==== Material provided ====

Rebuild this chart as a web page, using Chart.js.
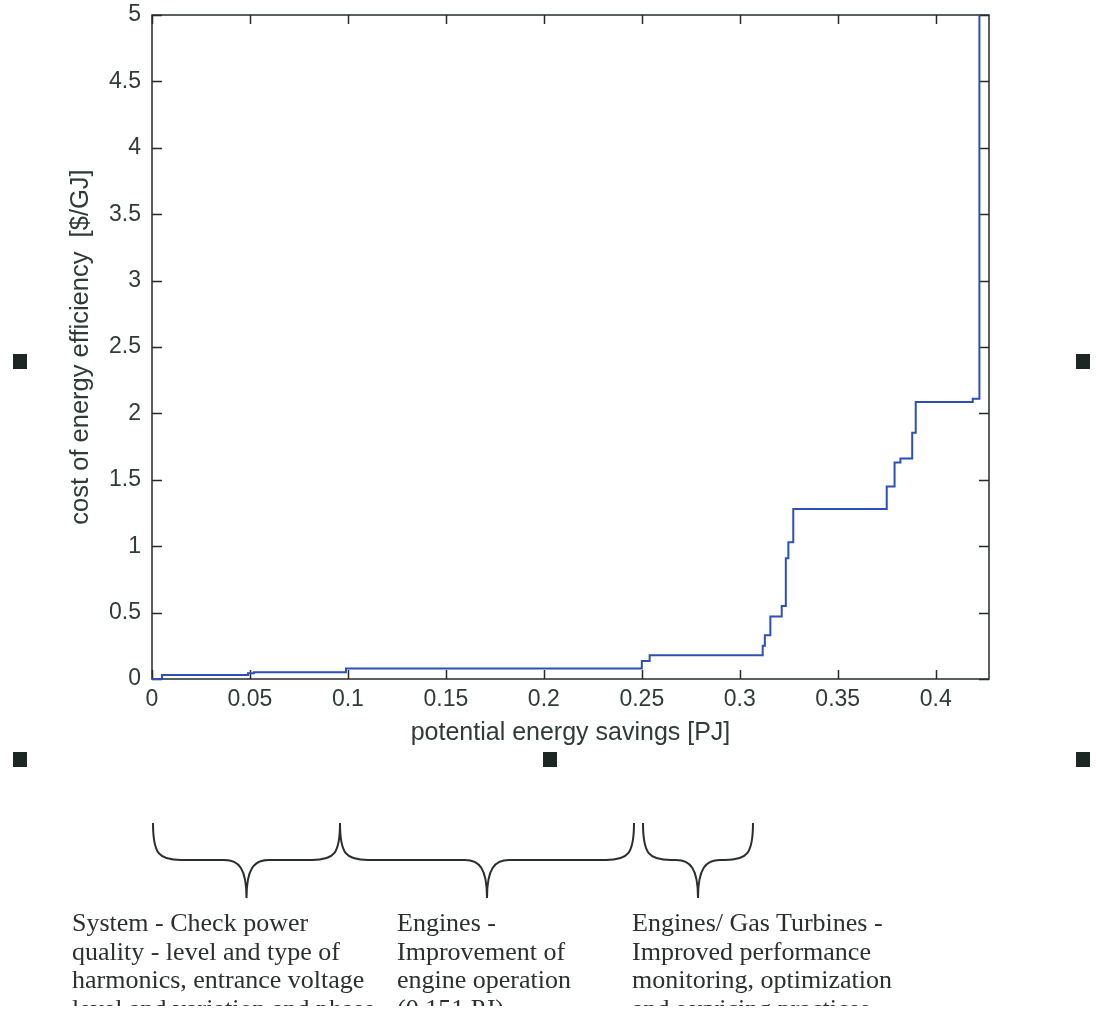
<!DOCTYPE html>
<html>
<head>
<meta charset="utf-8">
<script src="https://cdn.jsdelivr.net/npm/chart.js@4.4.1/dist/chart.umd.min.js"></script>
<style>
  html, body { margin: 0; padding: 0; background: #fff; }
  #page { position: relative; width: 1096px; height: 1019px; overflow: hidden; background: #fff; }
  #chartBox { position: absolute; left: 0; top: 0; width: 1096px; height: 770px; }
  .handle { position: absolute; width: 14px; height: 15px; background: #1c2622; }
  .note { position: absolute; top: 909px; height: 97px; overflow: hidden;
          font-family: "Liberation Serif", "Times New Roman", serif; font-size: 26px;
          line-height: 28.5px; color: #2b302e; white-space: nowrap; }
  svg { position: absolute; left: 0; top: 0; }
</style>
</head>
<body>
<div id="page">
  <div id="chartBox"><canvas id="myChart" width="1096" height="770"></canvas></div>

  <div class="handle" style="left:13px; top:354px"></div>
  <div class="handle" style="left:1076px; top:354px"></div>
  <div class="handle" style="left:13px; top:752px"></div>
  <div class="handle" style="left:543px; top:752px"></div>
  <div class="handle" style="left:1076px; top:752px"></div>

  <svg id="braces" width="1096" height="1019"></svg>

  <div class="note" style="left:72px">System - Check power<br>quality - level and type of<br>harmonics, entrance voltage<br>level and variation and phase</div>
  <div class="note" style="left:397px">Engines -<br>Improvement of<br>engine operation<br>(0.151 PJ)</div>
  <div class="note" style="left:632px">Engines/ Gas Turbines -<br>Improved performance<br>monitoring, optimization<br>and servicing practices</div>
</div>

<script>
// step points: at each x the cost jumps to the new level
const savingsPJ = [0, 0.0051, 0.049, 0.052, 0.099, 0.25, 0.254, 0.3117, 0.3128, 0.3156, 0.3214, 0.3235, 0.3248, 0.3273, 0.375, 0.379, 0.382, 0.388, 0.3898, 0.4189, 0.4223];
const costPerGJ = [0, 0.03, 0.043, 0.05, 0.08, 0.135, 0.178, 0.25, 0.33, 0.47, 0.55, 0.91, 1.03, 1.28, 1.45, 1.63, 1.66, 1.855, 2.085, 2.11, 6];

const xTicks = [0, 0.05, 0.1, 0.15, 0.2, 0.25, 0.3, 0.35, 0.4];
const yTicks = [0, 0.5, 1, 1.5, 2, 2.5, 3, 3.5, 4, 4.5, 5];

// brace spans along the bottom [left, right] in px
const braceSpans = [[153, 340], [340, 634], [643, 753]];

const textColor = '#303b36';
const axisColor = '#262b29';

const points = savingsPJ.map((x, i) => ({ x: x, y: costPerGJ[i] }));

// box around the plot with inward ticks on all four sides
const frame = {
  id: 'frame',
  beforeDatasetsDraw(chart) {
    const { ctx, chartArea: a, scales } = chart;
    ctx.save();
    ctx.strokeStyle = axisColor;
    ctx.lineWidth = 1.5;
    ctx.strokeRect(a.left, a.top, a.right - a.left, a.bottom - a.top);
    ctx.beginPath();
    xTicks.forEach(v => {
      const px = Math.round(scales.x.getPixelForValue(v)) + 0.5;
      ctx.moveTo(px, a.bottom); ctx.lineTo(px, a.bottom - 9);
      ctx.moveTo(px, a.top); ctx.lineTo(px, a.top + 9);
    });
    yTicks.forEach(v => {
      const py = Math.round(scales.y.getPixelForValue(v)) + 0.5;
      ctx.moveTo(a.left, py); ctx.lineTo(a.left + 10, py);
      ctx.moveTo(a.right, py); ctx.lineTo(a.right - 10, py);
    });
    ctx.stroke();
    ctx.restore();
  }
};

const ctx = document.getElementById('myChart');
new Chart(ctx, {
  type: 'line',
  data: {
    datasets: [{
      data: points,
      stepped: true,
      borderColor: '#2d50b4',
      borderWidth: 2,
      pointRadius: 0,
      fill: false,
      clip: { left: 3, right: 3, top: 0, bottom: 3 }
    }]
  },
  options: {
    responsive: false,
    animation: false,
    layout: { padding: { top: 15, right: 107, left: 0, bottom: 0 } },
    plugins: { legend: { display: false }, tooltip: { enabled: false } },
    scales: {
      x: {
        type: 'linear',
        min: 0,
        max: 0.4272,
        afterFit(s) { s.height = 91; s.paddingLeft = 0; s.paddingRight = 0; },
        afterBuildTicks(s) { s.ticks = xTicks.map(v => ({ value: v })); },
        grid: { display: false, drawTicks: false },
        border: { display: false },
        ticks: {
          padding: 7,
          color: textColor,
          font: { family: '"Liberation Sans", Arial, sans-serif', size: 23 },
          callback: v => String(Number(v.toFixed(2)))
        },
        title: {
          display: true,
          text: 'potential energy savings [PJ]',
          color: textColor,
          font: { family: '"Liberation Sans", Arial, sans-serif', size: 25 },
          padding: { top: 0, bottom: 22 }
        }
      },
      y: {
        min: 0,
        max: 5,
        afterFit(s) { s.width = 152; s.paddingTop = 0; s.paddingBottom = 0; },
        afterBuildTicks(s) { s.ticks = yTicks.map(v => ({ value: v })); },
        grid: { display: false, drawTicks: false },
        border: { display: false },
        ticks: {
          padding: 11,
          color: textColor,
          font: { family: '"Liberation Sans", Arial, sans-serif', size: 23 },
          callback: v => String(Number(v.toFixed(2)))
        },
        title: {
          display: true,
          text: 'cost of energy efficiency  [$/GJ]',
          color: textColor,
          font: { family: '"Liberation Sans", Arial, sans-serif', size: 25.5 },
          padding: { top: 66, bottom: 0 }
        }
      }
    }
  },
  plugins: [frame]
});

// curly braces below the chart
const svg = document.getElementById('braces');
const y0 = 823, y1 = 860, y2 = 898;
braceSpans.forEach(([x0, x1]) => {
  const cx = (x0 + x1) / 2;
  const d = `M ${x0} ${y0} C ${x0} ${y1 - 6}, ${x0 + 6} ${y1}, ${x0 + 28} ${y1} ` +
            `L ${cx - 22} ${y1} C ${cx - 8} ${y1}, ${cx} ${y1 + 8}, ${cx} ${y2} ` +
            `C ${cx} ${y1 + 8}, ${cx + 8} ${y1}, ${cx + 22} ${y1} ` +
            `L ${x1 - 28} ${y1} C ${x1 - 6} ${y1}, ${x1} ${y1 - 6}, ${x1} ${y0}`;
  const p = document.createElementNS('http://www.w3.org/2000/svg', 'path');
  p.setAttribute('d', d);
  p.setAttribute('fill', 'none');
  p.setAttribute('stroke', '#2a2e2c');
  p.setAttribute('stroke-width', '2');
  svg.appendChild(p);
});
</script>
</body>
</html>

====

> **Given request**:
Copy out all of the data word for word. Do not carry over any picture.

> **Complete answer**:
Rebuild this chart as a web page, using Chart.js.
<!DOCTYPE html>
<html>
<head>
<meta charset="utf-8">
<script src="https://cdn.jsdelivr.net/npm/chart.js@4.4.1/dist/chart.umd.min.js"></script>
<style>
  html, body { margin: 0; padding: 0; background: #fff; }
  #page { position: relative; width: 1096px; height: 1019px; overflow: hidden; background: #fff; }
  #chartBox { position: absolute; left: 0; top: 0; width: 1096px; height: 770px; }
  .handle { position: absolute; width: 14px; height: 15px; background: #1c2622; }
  .note { position: absolute; top: 909px; height: 97px; overflow: hidden;
          font-family: "Liberation Serif", "Times New Roman", serif; font-size: 26px;
          line-height: 28.5px; color: #2b302e; white-space: nowrap; }
  svg { position: absolute; left: 0; top: 0; }
</style>
</head>
<body>
<div id="page">
  <div id="chartBox"><canvas id="myChart" width="1096" height="770"></canvas></div>

  <div class="handle" style="left:13px; top:354px"></div>
  <div class="handle" style="left:1076px; top:354px"></div>
  <div class="handle" style="left:13px; top:752px"></div>
  <div class="handle" style="left:543px; top:752px"></div>
  <div class="handle" style="left:1076px; top:752px"></div>

  <svg id="braces" width="1096" height="1019"></svg>

  <div class="note" style="left:72px">System - Check power<br>quality - level and type of<br>harmonics, entrance voltage<br>level and variation and phase</div>
  <div class="note" style="left:397px">Engines -<br>Improvement of<br>engine operation<br>(0.151 PJ)</div>
  <div class="note" style="left:632px">Engines/ Gas Turbines -<br>Improved performance<br>monitoring, optimization<br>and servicing practices</div>
</div>

<script>
// step points: at each x the cost jumps to the new level
const savingsPJ = [0, 0.0051, 0.049, 0.052, 0.099, 0.25, 0.254, 0.3117, 0.3128, 0.3156, 0.3214, 0.3235, 0.3248, 0.3273, 0.375, 0.379, 0.382, 0.388, 0.3898, 0.4189, 0.4223];
const costPerGJ = [0, 0.03, 0.043, 0.05, 0.08, 0.135, 0.178, 0.25, 0.33, 0.47, 0.55, 0.91, 1.03, 1.28, 1.45, 1.63, 1.66, 1.855, 2.085, 2.11, 6];

const xTicks = [0, 0.05, 0.1, 0.15, 0.2, 0.25, 0.3, 0.35, 0.4];
const yTicks = [0, 0.5, 1, 1.5, 2, 2.5, 3, 3.5, 4, 4.5, 5];

// brace spans along the bottom [left, right] in px
const braceSpans = [[153, 340], [340, 634], [643, 753]];

const textColor = '#303b36';
const axisColor = '#262b29';

const points = savingsPJ.map((x, i) => ({ x: x, y: costPerGJ[i] }));

// box around the plot with inward ticks on all four sides
const frame = {
  id: 'frame',
  beforeDatasetsDraw(chart) {
    const { ctx, chartArea: a, scales } = chart;
    ctx.save();
    ctx.strokeStyle = axisColor;
    ctx.lineWidth = 1.5;
    ctx.strokeRect(a.left, a.top, a.right - a.left, a.bottom - a.top);
    ctx.beginPath();
    xTicks.forEach(v => {
      const px = Math.round(scales.x.getPixelForValue(v)) + 0.5;
      ctx.moveTo(px, a.bottom); ctx.lineTo(px, a.bottom - 9);
      ctx.moveTo(px, a.top); ctx.lineTo(px, a.top + 9);
    });
    yTicks.forEach(v => {
      const py = Math.round(scales.y.getPixelForValue(v)) + 0.5;
      ctx.moveTo(a.left, py); ctx.lineTo(a.left + 10, py);
      ctx.moveTo(a.right, py); ctx.lineTo(a.right - 10, py);
    });
    ctx.stroke();
    ctx.restore();
  }
};

const ctx = document.getElementById('myChart');
new Chart(ctx, {
  type: 'line',
  data: {
    datasets: [{
      data: points,
      stepped: true,
      borderColor: '#2d50b4',
      borderWidth: 2,
      pointRadius: 0,
      fill: false,
      clip: { left: 3, right: 3, top: 0, bottom: 3 }
    }]
  },
  options: {
    responsive: false,
    animation: false,
    layout: { padding: { top: 15, right: 107, left: 0, bottom: 0 } },
    plugins: { legend: { display: false }, tooltip: { enabled: false } },
    scales: {
      x: {
        type: 'linear',
        min: 0,
        max: 0.4272,
        afterFit(s) { s.height = 91; s.paddingLeft = 0; s.paddingRight = 0; },
        afterBuildTicks(s) { s.ticks = xTicks.map(v => ({ value: v })); },
        grid: { display: false, drawTicks: false },
        border: { display: false },
        ticks: {
          padding: 7,
          color: textColor,
          font: { family: '"Liberation Sans", Arial, sans-serif', size: 23 },
          callback: v => String(Number(v.toFixed(2)))
        },
        title: {
          display: true,
          text: 'potential energy savings [PJ]',
          color: textColor,
          font: { family: '"Liberation Sans", Arial, sans-serif', size: 25 },
          padding: { top: 0, bottom: 22 }
        }
      },
      y: {
        min: 0,
        max: 5,
        afterFit(s) { s.width = 152; s.paddingTop = 0; s.paddingBottom = 0; },
        afterBuildTicks(s) { s.ticks = yTicks.map(v => ({ value: v })); },
        grid: { display: false, drawTicks: false },
        border: { display: false },
        ticks: {
          padding: 11,
          color: textColor,
          font: { family: '"Liberation Sans", Arial, sans-serif', size: 23 },
          callback: v => String(Number(v.toFixed(2)))
        },
        title: {
          display: true,
          text: 'cost of energy efficiency  [$/GJ]',
          color: textColor,
          font: { family: '"Liberation Sans", Arial, sans-serif', size: 25.5 },
          padding: { top: 66, bottom: 0 }
        }
      }
    }
  },
  plugins: [frame]
});

// curly braces below the chart
const svg = document.getElementById('braces');
const y0 = 823, y1 = 860, y2 = 898;
braceSpans.forEach(([x0, x1]) => {
  const cx = (x0 + x1) / 2;
  const d = `M ${x0} ${y0} C ${x0} ${y1 - 6}, ${x0 + 6} ${y1}, ${x0 + 28} ${y1} ` +
            `L ${cx - 22} ${y1} C ${cx - 8} ${y1}, ${cx} ${y1 + 8}, ${cx} ${y2} ` +
            `C ${cx} ${y1 + 8}, ${cx + 8} ${y1}, ${cx + 22} ${y1} ` +
            `L ${x1 - 28} ${y1} C ${x1 - 6} ${y1}, ${x1} ${y1 - 6}, ${x1} ${y0}`;
  const p = document.createElementNS('http://www.w3.org/2000/svg', 'path');
  p.setAttribute('d', d);
  p.setAttribute('fill', 'none');
  p.setAttribute('stroke', '#2a2e2c');
  p.setAttribute('stroke-width', '2');
  svg.appendChild(p);
});
</script>
</body>
</html>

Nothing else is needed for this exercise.